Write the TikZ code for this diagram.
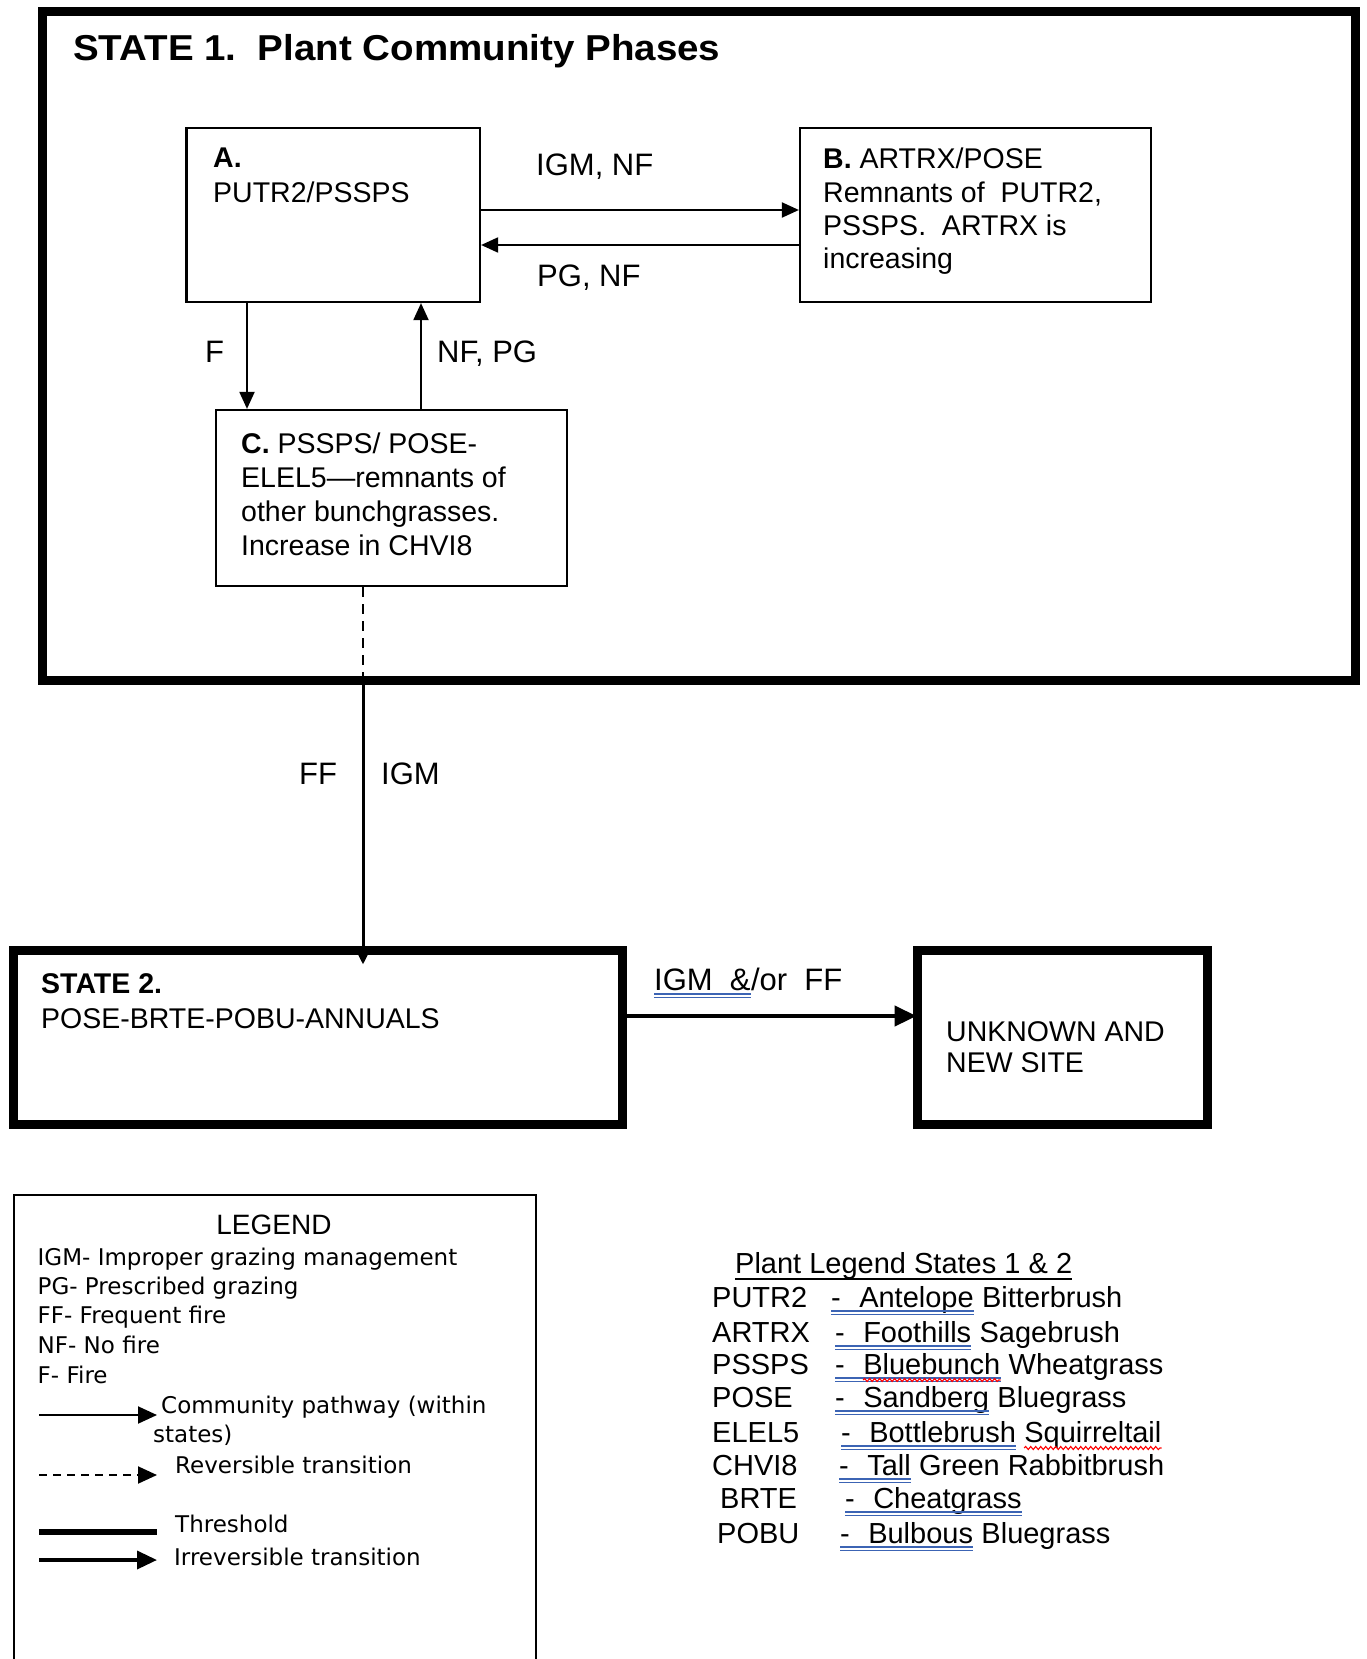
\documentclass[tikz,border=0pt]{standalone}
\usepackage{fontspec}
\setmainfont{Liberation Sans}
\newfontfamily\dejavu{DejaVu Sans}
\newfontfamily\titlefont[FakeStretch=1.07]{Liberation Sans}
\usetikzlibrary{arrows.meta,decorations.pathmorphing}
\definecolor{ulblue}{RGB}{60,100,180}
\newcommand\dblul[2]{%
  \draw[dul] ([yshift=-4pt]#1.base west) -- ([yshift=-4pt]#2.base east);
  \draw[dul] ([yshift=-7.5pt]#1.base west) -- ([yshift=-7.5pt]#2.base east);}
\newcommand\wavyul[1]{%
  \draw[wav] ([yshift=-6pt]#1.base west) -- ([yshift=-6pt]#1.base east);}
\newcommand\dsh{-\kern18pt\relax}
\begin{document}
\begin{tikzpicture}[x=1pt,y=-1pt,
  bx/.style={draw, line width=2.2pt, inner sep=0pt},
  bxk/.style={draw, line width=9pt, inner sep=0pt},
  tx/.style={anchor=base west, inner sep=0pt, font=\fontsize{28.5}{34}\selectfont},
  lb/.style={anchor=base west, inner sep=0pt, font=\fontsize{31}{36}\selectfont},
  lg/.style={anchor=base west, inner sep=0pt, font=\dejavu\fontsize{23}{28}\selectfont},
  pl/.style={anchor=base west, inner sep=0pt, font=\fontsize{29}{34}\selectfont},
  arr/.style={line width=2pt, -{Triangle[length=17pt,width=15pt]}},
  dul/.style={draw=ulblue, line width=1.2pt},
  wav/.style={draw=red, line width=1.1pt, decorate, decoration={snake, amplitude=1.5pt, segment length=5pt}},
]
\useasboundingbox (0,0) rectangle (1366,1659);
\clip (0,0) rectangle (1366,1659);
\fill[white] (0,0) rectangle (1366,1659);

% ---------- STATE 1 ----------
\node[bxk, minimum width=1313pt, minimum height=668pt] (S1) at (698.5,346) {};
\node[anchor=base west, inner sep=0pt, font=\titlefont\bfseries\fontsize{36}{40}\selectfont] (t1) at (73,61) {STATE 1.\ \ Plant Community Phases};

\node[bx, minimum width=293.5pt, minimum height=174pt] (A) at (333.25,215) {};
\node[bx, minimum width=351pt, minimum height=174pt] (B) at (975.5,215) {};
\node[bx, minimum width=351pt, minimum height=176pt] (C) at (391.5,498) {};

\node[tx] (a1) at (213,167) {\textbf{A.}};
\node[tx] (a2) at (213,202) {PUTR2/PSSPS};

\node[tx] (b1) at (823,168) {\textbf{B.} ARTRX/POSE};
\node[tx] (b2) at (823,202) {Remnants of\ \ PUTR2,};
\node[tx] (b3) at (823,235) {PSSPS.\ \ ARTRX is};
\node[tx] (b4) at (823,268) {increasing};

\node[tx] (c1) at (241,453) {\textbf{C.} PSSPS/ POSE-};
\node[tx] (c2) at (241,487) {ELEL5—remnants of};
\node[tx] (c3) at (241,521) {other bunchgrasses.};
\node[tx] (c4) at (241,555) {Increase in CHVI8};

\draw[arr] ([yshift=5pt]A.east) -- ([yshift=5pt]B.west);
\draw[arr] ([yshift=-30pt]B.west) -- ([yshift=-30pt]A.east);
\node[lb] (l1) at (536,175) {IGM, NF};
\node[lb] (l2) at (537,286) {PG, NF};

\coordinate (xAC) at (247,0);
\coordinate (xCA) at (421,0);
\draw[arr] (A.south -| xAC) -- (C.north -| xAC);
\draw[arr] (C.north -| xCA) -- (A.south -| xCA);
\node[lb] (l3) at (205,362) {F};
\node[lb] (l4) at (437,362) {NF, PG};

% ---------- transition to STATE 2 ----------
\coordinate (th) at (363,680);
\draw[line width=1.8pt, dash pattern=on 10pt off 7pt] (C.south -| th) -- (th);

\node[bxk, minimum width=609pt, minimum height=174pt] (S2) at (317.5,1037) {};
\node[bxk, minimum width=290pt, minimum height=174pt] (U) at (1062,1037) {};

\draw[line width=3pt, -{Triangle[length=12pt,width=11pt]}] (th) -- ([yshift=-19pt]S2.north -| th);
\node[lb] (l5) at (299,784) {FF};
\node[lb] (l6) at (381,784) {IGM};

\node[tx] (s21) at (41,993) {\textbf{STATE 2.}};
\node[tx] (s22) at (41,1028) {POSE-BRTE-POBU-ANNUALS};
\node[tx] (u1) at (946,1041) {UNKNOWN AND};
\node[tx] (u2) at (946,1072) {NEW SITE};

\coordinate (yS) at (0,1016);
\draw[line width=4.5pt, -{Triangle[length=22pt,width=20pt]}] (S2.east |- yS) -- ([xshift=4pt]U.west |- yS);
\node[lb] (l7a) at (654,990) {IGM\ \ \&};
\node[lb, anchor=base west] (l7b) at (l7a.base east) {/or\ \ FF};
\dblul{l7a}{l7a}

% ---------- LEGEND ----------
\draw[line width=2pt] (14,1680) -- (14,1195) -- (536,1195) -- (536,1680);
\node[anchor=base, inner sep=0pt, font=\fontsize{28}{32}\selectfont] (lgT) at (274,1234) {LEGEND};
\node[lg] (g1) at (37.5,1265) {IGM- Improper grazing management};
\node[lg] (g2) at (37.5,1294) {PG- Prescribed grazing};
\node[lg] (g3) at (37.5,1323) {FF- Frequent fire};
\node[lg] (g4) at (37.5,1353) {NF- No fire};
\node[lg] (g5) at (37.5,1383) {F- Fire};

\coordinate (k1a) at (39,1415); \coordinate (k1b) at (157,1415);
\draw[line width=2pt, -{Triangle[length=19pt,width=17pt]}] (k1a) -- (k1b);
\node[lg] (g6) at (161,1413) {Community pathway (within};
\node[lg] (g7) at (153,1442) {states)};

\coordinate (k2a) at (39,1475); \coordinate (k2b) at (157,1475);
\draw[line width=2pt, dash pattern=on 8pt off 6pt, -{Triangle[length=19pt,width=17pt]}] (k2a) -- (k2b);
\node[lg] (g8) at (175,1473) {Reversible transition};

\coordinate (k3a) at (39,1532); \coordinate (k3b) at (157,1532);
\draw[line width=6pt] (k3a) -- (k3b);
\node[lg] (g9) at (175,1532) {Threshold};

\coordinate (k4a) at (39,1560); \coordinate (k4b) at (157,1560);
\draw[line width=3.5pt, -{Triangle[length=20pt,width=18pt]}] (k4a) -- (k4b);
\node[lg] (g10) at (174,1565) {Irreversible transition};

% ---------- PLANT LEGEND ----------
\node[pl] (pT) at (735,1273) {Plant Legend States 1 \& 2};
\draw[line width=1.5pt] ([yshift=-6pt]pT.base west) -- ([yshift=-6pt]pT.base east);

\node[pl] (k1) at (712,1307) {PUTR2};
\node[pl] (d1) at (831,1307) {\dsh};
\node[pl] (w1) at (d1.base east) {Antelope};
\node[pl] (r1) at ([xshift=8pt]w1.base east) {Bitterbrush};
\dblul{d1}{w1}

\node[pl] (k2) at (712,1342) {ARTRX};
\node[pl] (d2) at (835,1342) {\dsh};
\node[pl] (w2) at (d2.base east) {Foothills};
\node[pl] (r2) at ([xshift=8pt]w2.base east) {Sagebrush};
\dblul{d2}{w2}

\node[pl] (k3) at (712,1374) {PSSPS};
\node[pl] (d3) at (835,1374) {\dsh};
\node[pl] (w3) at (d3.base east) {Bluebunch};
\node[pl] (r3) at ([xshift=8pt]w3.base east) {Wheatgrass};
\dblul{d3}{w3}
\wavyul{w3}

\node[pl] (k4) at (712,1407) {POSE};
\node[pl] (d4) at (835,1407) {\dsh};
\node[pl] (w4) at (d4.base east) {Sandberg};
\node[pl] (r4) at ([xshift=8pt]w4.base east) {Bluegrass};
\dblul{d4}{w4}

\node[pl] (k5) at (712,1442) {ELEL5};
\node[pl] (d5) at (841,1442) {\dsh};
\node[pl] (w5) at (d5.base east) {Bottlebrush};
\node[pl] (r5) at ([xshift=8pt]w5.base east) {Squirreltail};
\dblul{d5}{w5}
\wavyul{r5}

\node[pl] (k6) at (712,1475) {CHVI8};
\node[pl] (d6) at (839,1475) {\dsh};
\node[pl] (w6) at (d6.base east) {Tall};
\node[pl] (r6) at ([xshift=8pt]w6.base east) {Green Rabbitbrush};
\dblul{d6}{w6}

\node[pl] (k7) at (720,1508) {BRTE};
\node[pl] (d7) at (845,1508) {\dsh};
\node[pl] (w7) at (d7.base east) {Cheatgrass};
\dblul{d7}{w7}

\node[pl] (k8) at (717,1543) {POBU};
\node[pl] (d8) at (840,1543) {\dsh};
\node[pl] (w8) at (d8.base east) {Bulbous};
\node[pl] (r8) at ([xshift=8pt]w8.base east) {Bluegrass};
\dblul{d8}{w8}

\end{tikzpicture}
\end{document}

------------------------------------------------------------------------

WHAT IS EXPECTED:
Please reproduce the listing exactly from its opening line through the line that contains "(t1) at (73,61)", both included, with all pictures omitted.

RESPONSE BELOW:
Write the TikZ code for this diagram.
\documentclass[tikz,border=0pt]{standalone}
\usepackage{fontspec}
\setmainfont{Liberation Sans}
\newfontfamily\dejavu{DejaVu Sans}
\newfontfamily\titlefont[FakeStretch=1.07]{Liberation Sans}
\usetikzlibrary{arrows.meta,decorations.pathmorphing}
\definecolor{ulblue}{RGB}{60,100,180}
\newcommand\dblul[2]{%
  \draw[dul] ([yshift=-4pt]#1.base west) -- ([yshift=-4pt]#2.base east);
  \draw[dul] ([yshift=-7.5pt]#1.base west) -- ([yshift=-7.5pt]#2.base east);}
\newcommand\wavyul[1]{%
  \draw[wav] ([yshift=-6pt]#1.base west) -- ([yshift=-6pt]#1.base east);}
\newcommand\dsh{-\kern18pt\relax}
\begin{document}
\begin{tikzpicture}[x=1pt,y=-1pt,
  bx/.style={draw, line width=2.2pt, inner sep=0pt},
  bxk/.style={draw, line width=9pt, inner sep=0pt},
  tx/.style={anchor=base west, inner sep=0pt, font=\fontsize{28.5}{34}\selectfont},
  lb/.style={anchor=base west, inner sep=0pt, font=\fontsize{31}{36}\selectfont},
  lg/.style={anchor=base west, inner sep=0pt, font=\dejavu\fontsize{23}{28}\selectfont},
  pl/.style={anchor=base west, inner sep=0pt, font=\fontsize{29}{34}\selectfont},
  arr/.style={line width=2pt, -{Triangle[length=17pt,width=15pt]}},
  dul/.style={draw=ulblue, line width=1.2pt},
  wav/.style={draw=red, line width=1.1pt, decorate, decoration={snake, amplitude=1.5pt, segment length=5pt}},
]
\useasboundingbox (0,0) rectangle (1366,1659);
\clip (0,0) rectangle (1366,1659);
\fill[white] (0,0) rectangle (1366,1659);

% ---------- STATE 1 ----------
\node[bxk, minimum width=1313pt, minimum height=668pt] (S1) at (698.5,346) {};
\node[anchor=base west, inner sep=0pt, font=\titlefont\bfseries\fontsize{36}{40}\selectfont] (t1) at (73,61) {STATE 1.\ \ Plant Community Phases};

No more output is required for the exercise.